House Passes Final FY2026 Appropriations Bills in Split Votetimeline_event

congressional-oversightinstitutional-capturelegislation
2026-01-22 · 1 min read · Edit on Pyrite

type: timeline_event

The House passed a roughly $1.25 trillion spending package in a pair of votes that overcame internal GOP divisions and Democratic protests over the Trump administration's immigration policies. H.R. 7148, the Consolidated Appropriations Act of 2026, passed with a vote of 341 to 88, funding the Departments of Defense, Transportation, HUD, HHS, Labor, Education, and other related agencies. H.R. 7147, the Department of Homeland Security Appropriations Act of 2026, narrowly passed 220 to 207, with seven Democrats joining almost all Republicans and Kentucky Rep. Thomas Massie as the lone GOP dissenter.

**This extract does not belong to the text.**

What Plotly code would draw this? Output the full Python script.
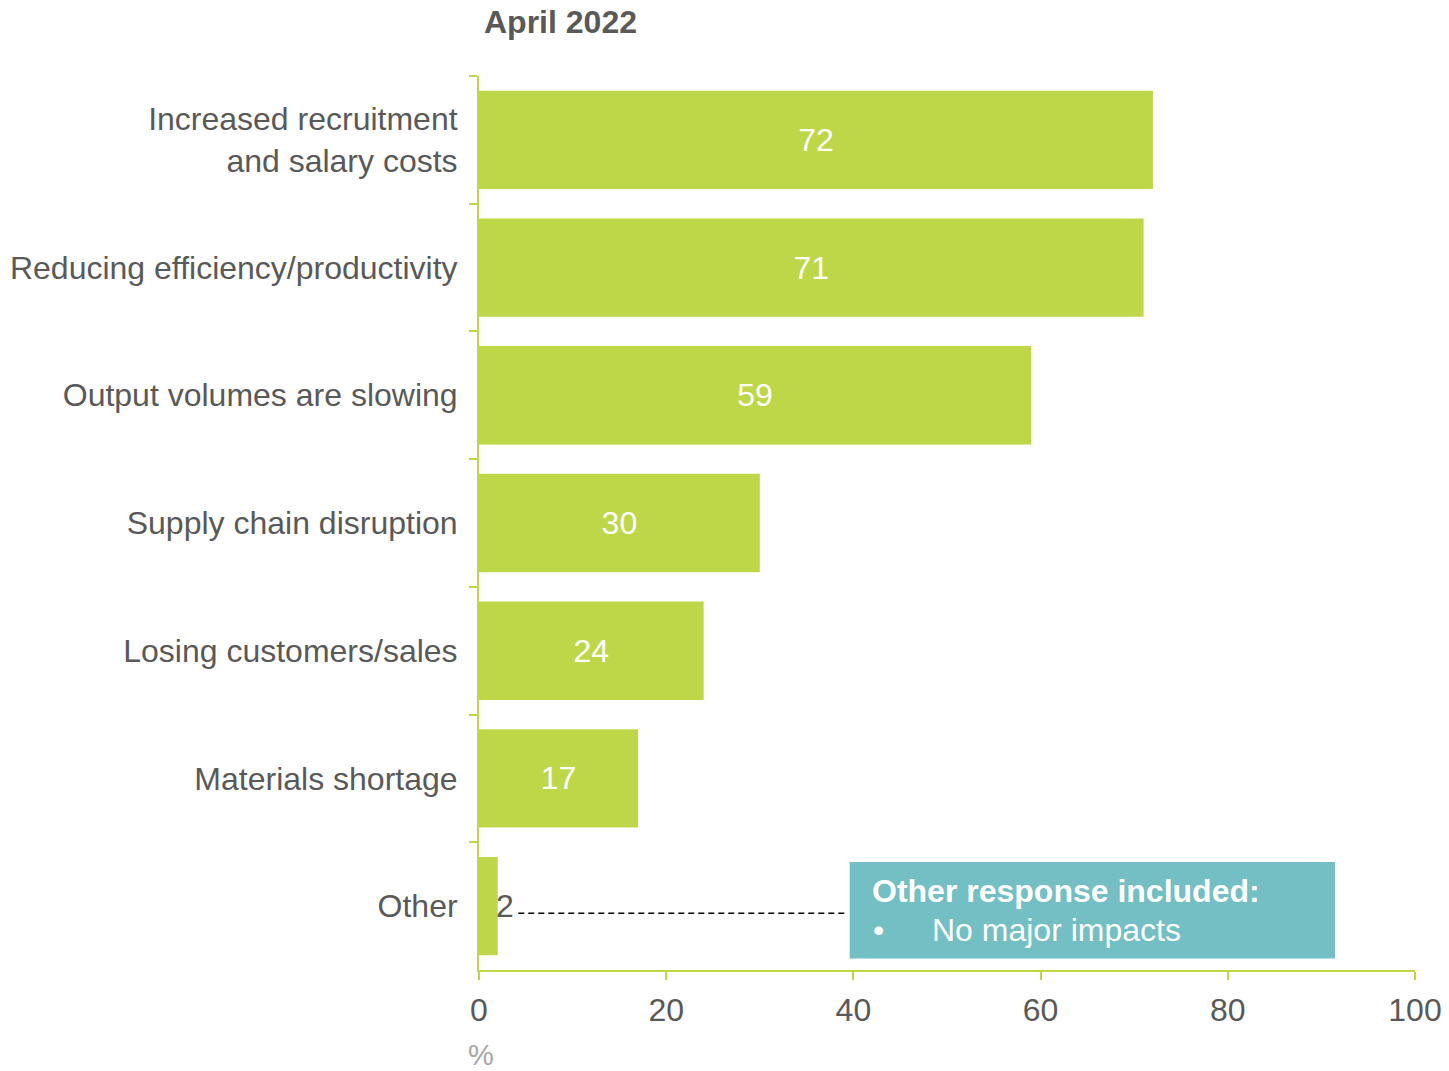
import plotly.graph_objects as go

categories = [
    "Increased recruitment<br>and salary costs",
    "Reducing efficiency/productivity",
    "Output volumes are slowing",
    "Supply chain disruption",
    "Losing customers/sales",
    "Materials shortage",
    "Other",
]
values = [72, 71, 59, 30, 24, 17, 2]
x_ticks = [0, 20, 40, 60, 80, 100]
title_text = "April 2022"
box_title = "Other response included:"
box_item = "No major impacts"

GREEN = "#BDD749"
GRAY = "#595959"
TEAL = "#73BFC4"
FONT = "Liberation Sans, Arial, sans-serif"
FS = 32

inside_text = [str(v) if v > 5 else "" for v in values]

fig = go.Figure()
fig.add_trace(go.Bar(
    y=categories,
    x=values,
    orientation="h",
    marker=dict(color=GREEN, line=dict(width=0)),
    text=inside_text,
    textposition="inside",
    insidetextanchor="middle",
    insidetextfont=dict(color="white", size=FS, family=FONT),
    cliponaxis=False,
    hoverinfo="skip",
))

# outside label for the small bar
for v, c in zip(values, categories):
    if v <= 5:
        fig.add_annotation(xref="x", yref="y", x=v, y=c, text=str(v), showarrow=False,
                           xanchor="left", yanchor="middle", xshift=-4,
                           font=dict(color=GRAY, size=FS, family=FONT))

fig.update_layout(
    width=1449, height=1071, autosize=False,
    margin=dict(l=479, r=34, t=76, b=101, autoexpand=False),
    plot_bgcolor="white", paper_bgcolor="white",
    bargap=0.23,
    showlegend=False,
    font=dict(family=FONT, size=FS, color=GRAY),
)
fig.update_xaxes(
    range=[0, 100], tickvals=x_ticks, ticktext=[str(t) for t in x_ticks],
    showgrid=False, zeroline=False, automargin=False,
    showline=True, linecolor=GREEN, linewidth=2,
    ticks="outside", ticklen=8, tickwidth=2, tickcolor=GREEN,
    ticklabelstandoff=3,
    tickfont=dict(size=FS, color=GRAY, family=FONT),
)
fig.update_yaxes(
    autorange="reversed", type="category",
    showgrid=False, zeroline=False, automargin=False,
    showline=True, linecolor=GREEN, linewidth=2,
    ticks="outside", ticklen=8, tickwidth=2, tickcolor=GREEN,
    tickson="boundaries", ticklabelstandoff=13,
    tickfont=dict(size=FS, color=GRAY, family=FONT),
)

# Callout box and leader line for "Other"
fig.add_shape(type="line", xref="x", yref="y", x0=4.2, x1=39.4, y0=6.055, y1=6.055,
              line=dict(color="black", width=1.5, dash="6px,4px"))
fig.add_shape(type="rect", xref="x", yref="y", x0=39.6, x1=91.45, y0=5.655, y1=6.41,
              fillcolor=TEAL, line=dict(width=0), layer="above")

fig.add_annotation(xref="x", yref="y", x=41.77, y=5.883, text="<b>" + box_title + "</b>",
                   showarrow=False, xanchor="left", yanchor="middle",
                   font=dict(color="white", size=FS, family=FONT))
fig.add_annotation(xref="x", yref="y", x=41.9, y=6.188, text="•",
                   showarrow=False, xanchor="left", yanchor="middle",
                   font=dict(color="white", size=FS, family=FONT))
fig.add_annotation(xref="x", yref="y", x=48.2, y=6.188, text=box_item,
                   showarrow=False, xanchor="left", yanchor="middle",
                   font=dict(color="white", size=FS, family=FONT))

# Title and unit label
fig.add_annotation(xref="paper", yref="paper", x=3 / 936, y=1 + 54 / 894,
                   text="<b>" + title_text + "</b>", showarrow=False,
                   xanchor="left", yanchor="middle",
                   font=dict(color=GRAY, size=FS, family=FONT))
fig.add_annotation(xref="x", yref="paper", x=0.2, y=-85 / 894, text="%",
                   showarrow=False, xanchor="center", yanchor="middle",
                   font=dict(color="#A6A6A6", size=29, family=FONT))

fig.write_html(
    "out.html",
    config={"displayModeBar": False, "responsive": False},
    post_script="document.body.style.margin='0';document.body.style.padding='0';document.body.style.overflow='hidden';",
)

The most closely watched bill was the Homeland Security measure, which faced significant opposition due to controversy over ICE enforcement tactics following the January 7 killing of legal observer Renee Good in Minneapolis. With the passage of this final package, the House completed all twelve appropriations measures for Fiscal Year 2026, though the Senate would later modify the package by stripping out the full-year DHS funding and replacing it with a two-week continuing resolution to allow time for negotiations on immigration enforcement reforms.

The split votes reveal institutional tensions between executive authority over immigration enforcement and congressional oversight responsibilities, with Democrats seeking to impose legislative constraints on DHS operations while Republicans prioritized border security funding without restrictions.